» **Work to complete**:
Return each line of the data below verbatim; pictures are to be left out.

» **Source material**:
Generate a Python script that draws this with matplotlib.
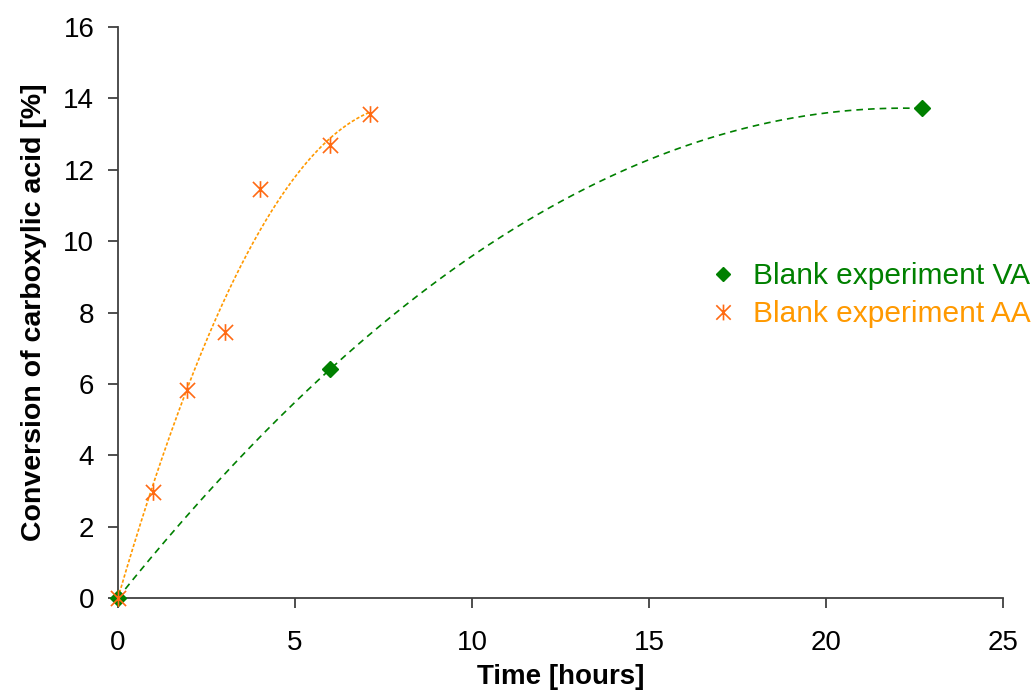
import numpy as np
import matplotlib
matplotlib.use("Agg")
import matplotlib.pyplot as plt
from matplotlib.path import Path

plt.rcParams['font.family'] = ['Liberation Sans', 'DejaVu Sans']

# Blank experiment VA
va_time = [0.0, 6.0, 22.7]
va_conv = [0.0, 6.42, 13.72]

# Blank experiment AA
aa_time = [0.0, 1.0, 1.95, 3.02, 4.0, 5.99, 7.12]
aa_conv = [0.0, 2.97, 5.83, 7.45, 11.46, 12.69, 13.56]

green = "#008000"
orange_mark = "#FF6A13"
orange_line = "#FF9900"

# Excel style star: an X with a vertical bar through it
star = Path([(-1, -1), (1, 1), (-1, 1), (1, -1), (0, -1.1), (0, 1.1)],
            [Path.MOVETO, Path.LINETO, Path.MOVETO, Path.LINETO,
             Path.MOVETO, Path.LINETO])


def quad_fit_origin(x, y):
    # 2nd order polynomial trend line, intercept set to zero
    x = np.asarray(x)
    A = np.column_stack([x, x**2])
    c, *_ = np.linalg.lstsq(A, np.asarray(y), rcond=None)
    return lambda t: c[0]*t + c[1]*t**2


fig = plt.figure(figsize=(10.32, 6.93), dpi=100)
ax = fig.add_axes([0.1143, 0.137, 0.858, 0.824])

# trend lines
t_va = np.linspace(0, max(va_time), 200)
ax.plot(t_va, quad_fit_origin(va_time, va_conv)(t_va), color=green, lw=1.2,
        dashes=(4, 3), zorder=2)
t_aa = np.linspace(0, max(aa_time), 200)
ax.plot(t_aa, quad_fit_origin(aa_time, aa_conv)(t_aa), color=orange_line, lw=1.2,
        dashes=(2, 1.2), zorder=2)

# data points
ax.plot(va_time, va_conv, ls="none", marker="D", ms=8, color=green,
        label="Blank experiment VA", zorder=3, clip_on=False)
ax.plot(aa_time, aa_conv, ls="none", marker=star, ms=12, mew=1.2,
        color=orange_mark, label="Blank experiment AA", zorder=3, clip_on=False)

ax.set_xlim(0, 25)
ax.set_ylim(0, 16)
ax.set_xticks(range(0, 26, 5))
ax.set_yticks(range(0, 17, 2))
for s in ["top", "right"]:
    ax.spines[s].set_visible(False)
for s in ["left", "bottom"]:
    ax.spines[s].set_color("#404040")
    ax.spines[s].set_linewidth(1.3)
ax.tick_params(direction="out", length=7, width=1.3, color="#404040",
               labelsize=20)
ax.tick_params(axis="y", pad=10)
ax.tick_params(axis="x", pad=16)

ax.set_xlabel("Time [hours]", fontsize=20, fontweight="bold", labelpad=6)
ax.set_ylabel("Conversion of carboxylic acid [%]", fontsize=20.5,
              fontweight="bold", labelpad=12)

leg = ax.legend(loc="center left", bbox_to_anchor=(0.646, 0.53), frameon=False,
                fontsize=21.5, handlelength=0.8, handletextpad=0.6,
                labelspacing=0.33, markerscale=0.95, borderaxespad=0.3)
leg.get_texts()[0].set_color(green)
leg.get_texts()[1].set_color(orange_line)

fig.savefig("out.png", dpi=100)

» **Written answer**:
Generate a Python script that draws this with matplotlib.
import numpy as np
import matplotlib
matplotlib.use("Agg")
import matplotlib.pyplot as plt
from matplotlib.path import Path

plt.rcParams['font.family'] = ['Liberation Sans', 'DejaVu Sans']

# Blank experiment VA
va_time = [0.0, 6.0, 22.7]
va_conv = [0.0, 6.42, 13.72]

# Blank experiment AA
aa_time = [0.0, 1.0, 1.95, 3.02, 4.0, 5.99, 7.12]
aa_conv = [0.0, 2.97, 5.83, 7.45, 11.46, 12.69, 13.56]

green = "#008000"
orange_mark = "#FF6A13"
orange_line = "#FF9900"

# Excel style star: an X with a vertical bar through it
star = Path([(-1, -1), (1, 1), (-1, 1), (1, -1), (0, -1.1), (0, 1.1)],
            [Path.MOVETO, Path.LINETO, Path.MOVETO, Path.LINETO,
             Path.MOVETO, Path.LINETO])


def quad_fit_origin(x, y):
    # 2nd order polynomial trend line, intercept set to zero
    x = np.asarray(x)
    A = np.column_stack([x, x**2])
    c, *_ = np.linalg.lstsq(A, np.asarray(y), rcond=None)
    return lambda t: c[0]*t + c[1]*t**2


fig = plt.figure(figsize=(10.32, 6.93), dpi=100)
ax = fig.add_axes([0.1143, 0.137, 0.858, 0.824])

# trend lines
t_va = np.linspace(0, max(va_time), 200)
ax.plot(t_va, quad_fit_origin(va_time, va_conv)(t_va), color=green, lw=1.2,
        dashes=(4, 3), zorder=2)
t_aa = np.linspace(0, max(aa_time), 200)
ax.plot(t_aa, quad_fit_origin(aa_time, aa_conv)(t_aa), color=orange_line, lw=1.2,
        dashes=(2, 1.2), zorder=2)

# data points
ax.plot(va_time, va_conv, ls="none", marker="D", ms=8, color=green,
        label="Blank experiment VA", zorder=3, clip_on=False)
ax.plot(aa_time, aa_conv, ls="none", marker=star, ms=12, mew=1.2,
        color=orange_mark, label="Blank experiment AA", zorder=3, clip_on=False)

ax.set_xlim(0, 25)
ax.set_ylim(0, 16)
ax.set_xticks(range(0, 26, 5))
ax.set_yticks(range(0, 17, 2))
for s in ["top", "right"]:
    ax.spines[s].set_visible(False)
for s in ["left", "bottom"]:
    ax.spines[s].set_color("#404040")
    ax.spines[s].set_linewidth(1.3)
ax.tick_params(direction="out", length=7, width=1.3, color="#404040",
               labelsize=20)
ax.tick_params(axis="y", pad=10)
ax.tick_params(axis="x", pad=16)

ax.set_xlabel("Time [hours]", fontsize=20, fontweight="bold", labelpad=6)
ax.set_ylabel("Conversion of carboxylic acid [%]", fontsize=20.5,
              fontweight="bold", labelpad=12)

leg = ax.legend(loc="center left", bbox_to_anchor=(0.646, 0.53), frameon=False,
                fontsize=21.5, handlelength=0.8, handletextpad=0.6,
                labelspacing=0.33, markerscale=0.95, borderaxespad=0.3)
leg.get_texts()[0].set_color(green)
leg.get_texts()[1].set_color(orange_line)

fig.savefig("out.png", dpi=100)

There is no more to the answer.